New Delhi: Four days after US President Barack Obama put New Delhi and Islamabad in the same bracket and equated the subcontinent with a flashpoint like the Korean peninsula, a clearly unhappy India has pushed back, saying Washington seems have a “lack of understanding” about India’s military doctrine.
On April 1, Obama held a press conference at the end of the fourth and final Nuclear Security Summit, the last hurrah on an issue close to the president’s heart but one he has failed to make much headway on. He had shepherded the first summit in 2010 after he spoke of a nuclear-free world just a few months after his inauguration – which ultimately led to his Nobel peace prize later in the year.
The last question at the end of the half-an-hour press interaction on Friday was a pertinent one.
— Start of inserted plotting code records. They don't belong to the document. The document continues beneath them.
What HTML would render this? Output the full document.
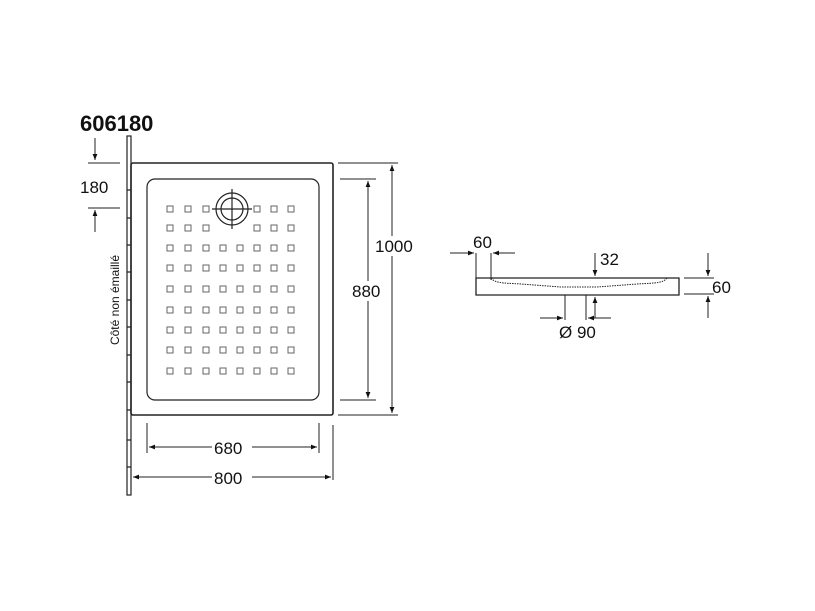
<!DOCTYPE html>
<html><head><style>
body{margin:0;background:#fff}
svg{display:block;font-family:"Liberation Sans",sans-serif}
</style></head><body>
<svg width="815" height="611" viewBox="0 0 815 611" xmlns="http://www.w3.org/2000/svg">
<defs>
<marker id="a" viewBox="0 0 10 10" refX="10" refY="5" markerWidth="9" markerHeight="6" orient="auto-start-reverse" markerUnits="userSpaceOnUse"><path d="M0,1 L10,5 L0,9z" fill="#111"/></marker>
<g id="r">
<rect x="167" y="-3" width="6" height="6"/><rect x="185" y="-3" width="6" height="6"/><rect x="203" y="-3" width="6" height="6"/><rect x="220" y="-3" width="6" height="6"/><rect x="237" y="-3" width="6" height="6"/><rect x="254" y="-3" width="6" height="6"/><rect x="271" y="-3" width="6" height="6"/><rect x="288" y="-3" width="6" height="6"/>
</g>
</defs>
<text x="80" y="131" font-size="22" font-weight="bold" fill="#111">606180</text>
<g stroke="#222" fill="none" stroke-width="1.2">
<rect x="127" y="136" width="4" height="359"/>
<path d="M127 190h4M127 218h4M127 245h4M127 272h4M127 300h4M127 327h4M127 355h4M127 382h4M127 410h4M127 440h4M127 467h4"/>
<rect x="131" y="163" width="202" height="252" rx="2" stroke-width="1.6"/>
<rect x="147" y="179" width="172" height="221" rx="8"/>
<circle cx="232" cy="209" r="16"/><circle cx="232" cy="209" r="11"/>
<path d="M212 209h40M232 189v40"/>
</g>
<g stroke="#666" fill="none" stroke-width="1">
<g transform="translate(0,209)"><rect x="167" y="-3" width="6" height="6"/><rect x="185" y="-3" width="6" height="6"/><rect x="203" y="-3" width="6" height="6"/><rect x="254" y="-3" width="6" height="6"/><rect x="271" y="-3" width="6" height="6"/><rect x="288" y="-3" width="6" height="6"/></g>
<g transform="translate(0,228)"><rect x="167" y="-3" width="6" height="6"/><rect x="185" y="-3" width="6" height="6"/><rect x="203" y="-3" width="6" height="6"/><rect x="254" y="-3" width="6" height="6"/><rect x="271" y="-3" width="6" height="6"/><rect x="288" y="-3" width="6" height="6"/></g>
<use href="#r" y="248"/><use href="#r" y="268"/><use href="#r" y="289"/><use href="#r" y="310"/><use href="#r" y="330"/><use href="#r" y="350"/><use href="#r" y="371"/>
</g>
<g stroke="#222" fill="none" stroke-width="1">
<path d="M95 138v22" marker-end="url(#a)"/><path d="M88 163h32M88 208h32"/><path d="M95 232v-22" marker-end="url(#a)"/>
<path d="M338 163h60M338 415h60M340 179h36M340 400h36"/>
<path d="M392 165v248" marker-start="url(#a)" marker-end="url(#a)"/>
<path d="M368 181v217" marker-start="url(#a)" marker-end="url(#a)"/>
<path d="M147 423v30M319 423v30M131 470v25M333 425v55"/>
<path d="M149 447h168" marker-start="url(#a)" marker-end="url(#a)"/>
<path d="M133 477h198" marker-start="url(#a)" marker-end="url(#a)"/>
<path d="M476 278h203v17h-203z" stroke-width="1.3"/>
<path d="M491 278c4 5 10 5 30 6l40 3h36l40-3c20-1 26-1 30-6" stroke-dasharray="1.5 1"/>
<path d="M476 253v27M491 253v27"/>
<path d="M450 253h24" marker-end="url(#a)"/><path d="M515 253h-22" marker-end="url(#a)"/>
<path d="M595 253v23" marker-end="url(#a)"/><path d="M595 318v-21" marker-end="url(#a)"/>
<path d="M565 295v25M586 295v25"/>
<path d="M540 318h23" marker-end="url(#a)"/><path d="M611 318h-23" marker-end="url(#a)"/>
<path d="M684 278h30M684 294h30"/>
<path d="M708 253v23" marker-end="url(#a)"/><path d="M708 318v-22" marker-end="url(#a)"/>
</g>
<g font-size="17" fill="#111">
<text x="80" y="193">180</text>
<rect x="373" y="236" width="42" height="20" fill="#fff"/><text x="375" y="252">1000</text>
<rect x="350" y="281" width="34" height="20" fill="#fff"/><text x="352" y="297">880</text>
<rect x="212" y="438" width="40" height="20" fill="#fff"/><text x="214" y="454">680</text>
<rect x="212" y="468" width="40" height="20" fill="#fff"/><text x="214" y="484">800</text>
<text x="473" y="248">60</text>
<text x="600" y="265">32</text>
<text x="712" y="293">60</text>
<text x="559" y="338">Ø 90</text>
</g>
<text transform="translate(119,300) rotate(-90)" text-anchor="middle" font-size="12" fill="#111">Côté non émaillé</text>
</svg>
</body></html>
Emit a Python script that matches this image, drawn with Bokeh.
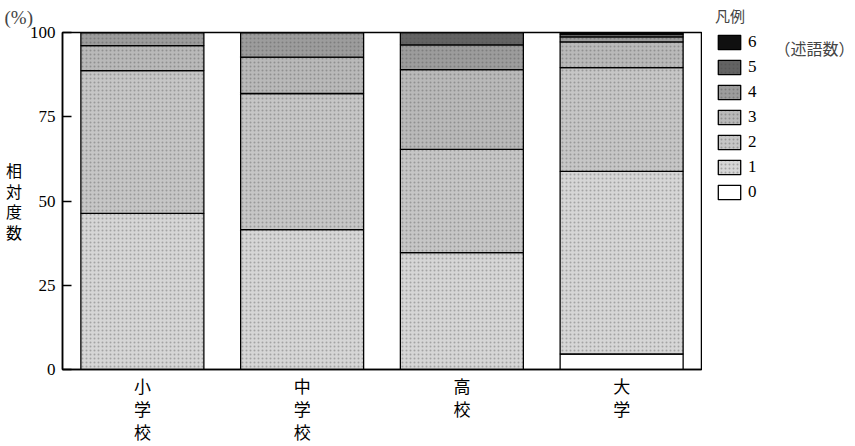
from bokeh.plotting import figure
from bokeh.models import (Range1d, Legend, LegendItem, FixedTicker, ColumnDataSource,
                          Title, Label)
from bokeh.core.properties import value
from bokeh.layouts import row
from bokeh.embed import file_html
from bokeh.resources import INLINE

# ---- data ----
categories = ["小学校", "中学校", "高校", "大学"]
levels = ["0", "1", "2", "3", "4", "5", "6"]
v0 = [0.0, 0.0, 0.0, 4.6]
v1 = [46.3, 41.5, 34.7, 54.2]
v2 = [42.4, 40.4, 30.6, 30.8]
v3 = [7.4, 10.8, 23.7, 7.6]
v4 = [3.9, 7.3, 7.3, 1.5]
v5 = [0.0, 0.0, 3.7, 0.8]
v6 = [0.0, 0.0, 0.0, 0.5]
y_ticks = [0, 25, 50, 75, 100]
y_title = "相対度数"
unit_label = "(%)"
legend_title = "凡例"
legend_note = "（述語数）"

colors = ["#ffffff", "#d6d6d6", "#c6c6c6", "#b9b9b9", "#9c9c9c", "#636363", "#101010"]
hatches = ["blank", "dot", "dot", "dot", "dot", "dot", "blank"]
HATCH = dict(hatch_color="#444444", hatch_alpha=0.35, hatch_scale=4, hatch_weight=1)

xs = [i + 0.5 for i in range(len(categories))]
data = {"x": xs}
for lv, vals in zip(levels, [v0, v1, v2, v3, v4, v5, v6]):
    data[lv] = vals
src = ColumnDataSource(data)

W, H = 855, 446
PW = 702  # main plot width (frame right edge at 701)
p = figure(width=PW, height=H, output_backend="svg", toolbar_location=None,
           x_range=Range1d(0, len(categories)), y_range=Range1d(0, 100),
           min_border_left=62, min_border_right=PW - 701, min_border_top=32,
           min_border_bottom=H - 369)
p.grid.visible = False
p.outline_line_color = "black"
p.outline_line_width = 1.5
p.background_fill_color = "white"
p.border_fill_color = "white"

rs = p.vbar_stack(levels, x="x", width=0.77, source=src, fill_color=colors,
                  line_color="black", line_width=1.3, hatch_pattern=hatches, **HATCH)

# y axis
ya = p.yaxis[0]
ya.ticker = FixedTicker(ticks=y_ticks)
ya.major_tick_in = 9
ya.major_tick_out = 0
ya.minor_tick_line_color = None
ya.major_label_standoff = 7
ya.major_label_text_font = "Liberation Serif"
ya.major_label_text_font_size = "17px"
ya.major_label_text_color = "black"
ya.axis_line_width = 1.5
ya.major_tick_line_width = 1.5
ya.axis_label_text_font = "Noto Sans CJK JP"
ya.axis_label_text_font_size = "16px"
ya.axis_label_text_font_style = "normal"
ya.axis_label_text_color = "black"
ya.axis_label_text_line_height = 0.85
ya.axis_label_standoff = 5
if "axis_label_orientation" in ya.properties():
    ya.axis_label_orientation = "horizontal"
    ya.axis_label = "\n".join(y_title)
else:
    ya.axis_label = y_title

# x axis: category names written vertically
xa = p.xaxis[0]
xa.ticker = FixedTicker(ticks=xs)
xa.major_label_overrides = {x: "\n".join(c) for x, c in zip(xs, categories)}
xa.major_tick_in = 0
xa.major_tick_out = 0
xa.minor_tick_line_color = None
xa.major_label_standoff = 3
xa.major_label_text_font = "Noto Sans CJK JP"
xa.major_label_text_font_size = "17px"
xa.major_label_text_color = "black"
xa.major_label_text_line_height = 0.92
xa.axis_line_width = 1.5

# unit label above the y axis
p.add_layout(Title(text=unit_label, align="left", offset=-58, standoff=9,
                   text_font="Liberation Serif", text_font_size="19px",
                   text_font_style="normal", text_line_height=0.95), "above")

# legend panel (separate canvas to the right, so nothing is clipped)
LW = W - PW
pl = figure(width=LW, height=H, output_backend="svg", toolbar_location=None,
            x_range=Range1d(0, len(categories)), y_range=Range1d(0, 100), min_border=0,
            x_axis_location=None, y_axis_location=None)
pl.grid.visible = False
pl.outline_line_color = None
pl.background_fill_color = "white"
pl.border_fill_color = "white"
for fig in (p, pl):
    if "frame_align" in fig.properties():
        fig.frame_align = False

lrs = pl.vbar_stack(levels, x="x", width=0.77, source=src, fill_color=colors,
                    line_color="black", line_width=1.3, hatch_pattern=hatches, **HATCH)
for r in lrs:
    r.visible = False

items = [LegendItem(label=value(lv), renderers=[r]) for lv, r in zip(levels, lrs)][::-1]
leg = Legend(items=items, location=(715 - PW, H - 202), title=legend_title,
             title_text_font="Noto Sans CJK JP", title_text_font_size="15px",
             title_text_font_style="normal", title_standoff=6,
             label_text_font="Liberation Serif", label_text_font_size="17px",
             glyph_width=28, glyph_height=18, label_height=18, label_standoff=5,
             spacing=5, padding=0, margin=0,
             inactive_fill_alpha=0, label_text_color="black",
             border_line_alpha=0, background_fill_alpha=0)
pl.add_layout(leg, "center")
pl.add_layout(Label(x=774 - PW, y=H - 47, x_units="screen", y_units="screen", text=legend_note,
                    text_font="Noto Sans CJK JP", text_font_size="16px",
                    text_baseline="middle", text_align="left"))

layout = row(p, pl, spacing=0)
open("out.html", "w").write(file_html(layout, INLINE))
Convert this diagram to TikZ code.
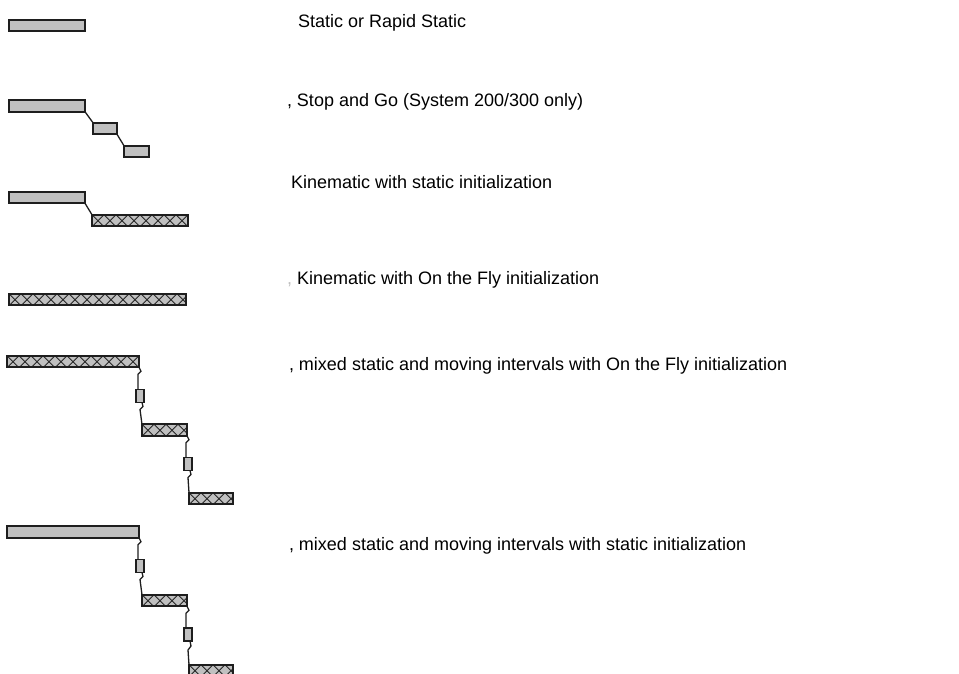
\documentclass[tikz,border=0pt]{standalone}
\usepackage{fontspec}
\setmainfont{Liberation Sans}
\definecolor{barfill}{HTML}{C0C0C0}
\definecolor{edge}{HTML}{1E1E1E}
\begin{document}
\begin{tikzpicture}[
  x=1pt, y=-1pt,
  every node/.style={inner sep=0pt, outer sep=0pt},
  label/.style={anchor=base west, font=\fontsize{18}{22}\selectfont},
  statbar/.style={draw=edge, line width=1.8pt, fill=barfill, rectangle, minimum height=11.5pt},
  movebar/.style={statbar, path picture={
      \foreach \k in {0,...,20} {
        \draw[black!85, line width=0.9pt] ([xshift=\k*12pt]path picture bounding box.north west) -- ++(12pt,-12pt);
        \draw[black!85, line width=0.9pt] ([xshift=\k*12pt+12pt]path picture bounding box.north west) -- ++(-12pt,-12pt);
      }}},
  link/.style={draw=edge, line width=1.3pt}
]
\useasboundingbox (0,0) rectangle (959,673);
\clip (0,0) rectangle (959,673);

\node[statbar, minimum width=76pt] (s1) at (47,25.5) {};
\node[label] (t1) at (298,27) {Static or Rapid Static};

\node[statbar, minimum width=76pt] (g1) at (47,106) {};
\node[statbar, minimum width=24pt] (g2) at (105,128.5) {};
\node[statbar, minimum width=25pt] (g3) at (136.5,151.5) {};
\node[label] (t2) at (287,106) {, Stop and Go (System 200/300 only)};

\node[statbar, minimum width=76pt] (k1) at (47,197.5) {};
\node[movebar, minimum width=96pt] (k2) at (140,220.5) {};
\node[label] (t3) at (291,188) {Kinematic with static initialization};

\node[movebar, minimum width=177pt] (f1) at (97.5,299.5) {};
\node[label] (t4) at (287,284) {\textcolor{black!25}{,} Kinematic with On the Fly initialization};

\node[movebar, minimum width=132pt] (m1) at (73,361.5) {};
\node[statbar, minimum width=8pt, minimum height=13pt] (m2) at (140,396) {};
\node[movebar, minimum width=45pt] (m3) at (164.5,430) {};
\node[statbar, minimum width=8pt, minimum height=13pt] (m4) at (188,464) {};
\node[movebar, minimum width=44pt] (m5) at (211,498.5) {};
\node[label] (t5) at (289,370) {, mixed static and moving intervals with On the Fly initialization};

\node[statbar, minimum width=132pt] (n1) at (73,532) {};
\node[statbar, minimum width=8pt, minimum height=13pt] (n2) at (140,566) {};
\node[movebar, minimum width=45pt] (n3) at (164.5,600.5) {};
\node[statbar, minimum width=8pt, minimum height=13pt] (n4) at (188,634.5) {};
\node[movebar, minimum width=44pt] (n5) at (211,670.5) {};
\node[label] (t6) at (289,550) {, mixed static and moving intervals with static initialization};

\draw[link] (g1.south east) -- (g2.north west);
\draw[link] (g2.south east) -- (g3.north west);
\draw[link] (k1.south east) -- (k2.north west);

\draw[link] (m1.south east) -- ++(2,4) -- ++(-3,3) -- ([xshift=-2pt]m2.north);
\draw[link] ([xshift=2pt]m2.south) -- ++(1,4) -- ++(-3,3) -- (m3.north west);
\draw[link] (m3.south east) -- ++(2,4) -- ++(-3,3) -- ([xshift=-2pt]m4.north);
\draw[link] ([xshift=2pt]m4.south) -- ++(1,4) -- ++(-3,3) -- (m5.north west);

\draw[link] (n1.south east) -- ++(2,4) -- ++(-3,3) -- ([xshift=-2pt]n2.north);
\draw[link] ([xshift=2pt]n2.south) -- ++(1,4) -- ++(-3,3) -- (n3.north west);
\draw[link] (n3.south east) -- ++(2,4) -- ++(-3,3) -- ([xshift=-2pt]n4.north);
\draw[link] ([xshift=2pt]n4.south) -- ++(1,5) -- ++(-3,4) -- (n5.north west);
\end{tikzpicture}
\end{document}
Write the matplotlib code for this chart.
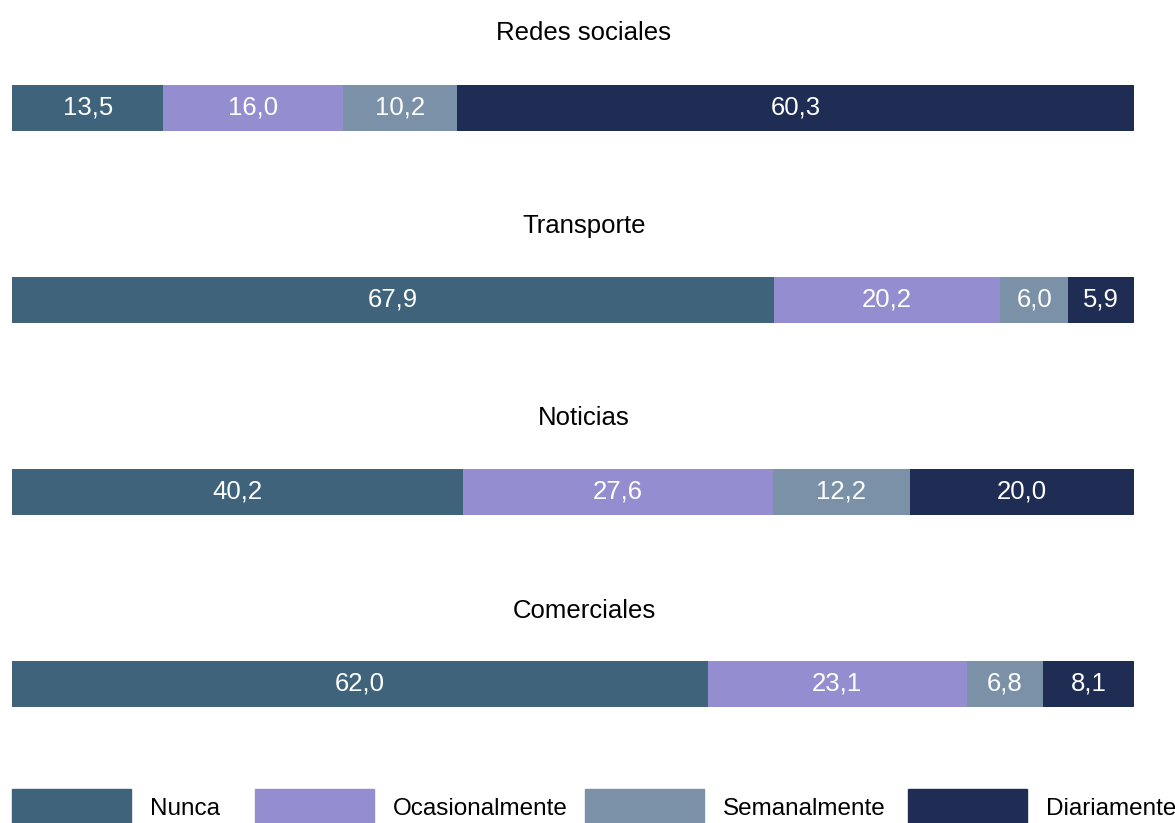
import matplotlib
matplotlib.use('Agg')
import matplotlib.pyplot as plt
from matplotlib.patches import Rectangle

plt.rcParams['font.family'] = ['Liberation Sans', 'DejaVu Sans']

CATEGORIES = ['Redes sociales', 'Transporte', 'Noticias', 'Comerciales']
FREQ = ['Nunca', 'Ocasionalmente', 'Semanalmente', 'Diariamente']
NUNCA = [13.5, 67.9, 40.2, 62.0]
OCASIONAL = [16.0, 20.2, 27.6, 23.1]
SEMANAL = [10.2, 6.0, 12.2, 6.8]
DIARIO = [60.3, 5.9, 20.0, 8.1]
COLORS = ['#3e637b', '#948ed0', '#7b91a7', '#1f2d55']

W, H = 1175, 823
fig = plt.figure(figsize=(W / 100, H / 100), dpi=100)

series = [NUNCA, OCASIONAL, SEMANAL, DIARIO]
bar_tops = [85, 277, 469, 661]
title_y = [33, 226, 418, 611]
x0, x1, bh = 12, 1134, 46

for i, cat in enumerate(CATEGORIES):
    ax = fig.add_axes([x0 / W, 1 - (bar_tops[i] + bh) / H, (x1 - x0) / W, bh / H])
    left = 0
    for s, col in zip(series, COLORS):
        v = s[i]
        ax.barh(0, v, left=left, height=1, color=col, edgecolor='none')
        ax.text(left + v / 2, 0, f'{v:.1f}'.replace('.', ','), color='white',
                ha='center', va='center', fontsize=18.5)
        left += v
    ax.set_xlim(0, 100)
    ax.set_ylim(-0.5, 0.5)
    ax.axis('off')
    fig.text(0.497, 1 - title_y[i] / H, cat, ha='center', va='center', fontsize=18.5)

# legend, drawn by hand to match the uneven spacing
patch_x = [12, 255, 585, 908]
for px, lab, col in zip(patch_x, FREQ, COLORS):
    fig.patches.append(Rectangle((px / W, -0.01), 119 / W, (34 / H) + 0.01,
                                 transform=fig.transFigure, color=col))
    fig.text((px + 138) / W, 1 - 809 / H, lab, ha='left', va='center', fontsize=17.5)

fig.savefig('out.png', dpi=100)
The journalist reminded Obama that even as he was talking of having a world without nuclear weapons, the US was working actively on miniaturisation of war-heads, which spurred Russia and China also on their own path.
In response, Obama spoke about the challenges of reducing the US nuclear stockpile when the Russian president Vladimir Putin was not on the same page.
Obama said that US and Russia’s leadership was essential to ensure huge cuts in the nuclear arsenal.
While that was an unexceptionable comment, it was his next line which miffed New Delhi. “The other area where I think we’d need to see progress is Pakistan and India, that subcontinent, making sure that as they develop military doctrines, that they are not continually moving in the wrong direction,” said Obama.
A day after Prime Minister Narendra Modi returned from his three nation trip, MEA spokesperson Vikas Swarup challenged Obama’s contention.
“Yes, we have seen those remarks. There seems to be a lack of understanding of India’s defence posture,” he said.
Swarup noted that India had “conventionally” never initiated military action against any neighbour. “We also have a no-first use nuclear weapons policy,” he added.
The foreign office spokesman then proceeded to remind the US of Obama’s own words at the same press conference. “Since the context was the Nuclear Security Summit, the President’s own remark that ‘expanding nuclear arsenals in some countries, with more small tactical nuclear weapons which could be at greater risk of theft’ sums up the focus of global concern,” he noted.
Modi had attended the summit and was seated conspicuously next to Obama during the plenary.
Pakistan had itself admitted that it had developed low-yield nuclear weapons for the first time in October last year, before Prime Minister Nawaz Sharif travelled to Washington.
Islamabad argues that tactical nuclear weapons are its response to India’s so-called ‘cold-start doctrine’.
The Pakistani admission at the time had come in the background of reports in the western media that Washington was ready to offer a ‘nuclear deal’ to Islamabad, just like it had done to New Delhi in 2005. There had been persistent speculation that the ‘deal’ for Pakistan would involve restrictions on its nuclear arsenal.
As per a 2015 report of Carnegie Endowment and Stimson Centre, India has a stockpile of around 50 to 100 nuclear weapons, while Pakistan has about 100 to 120.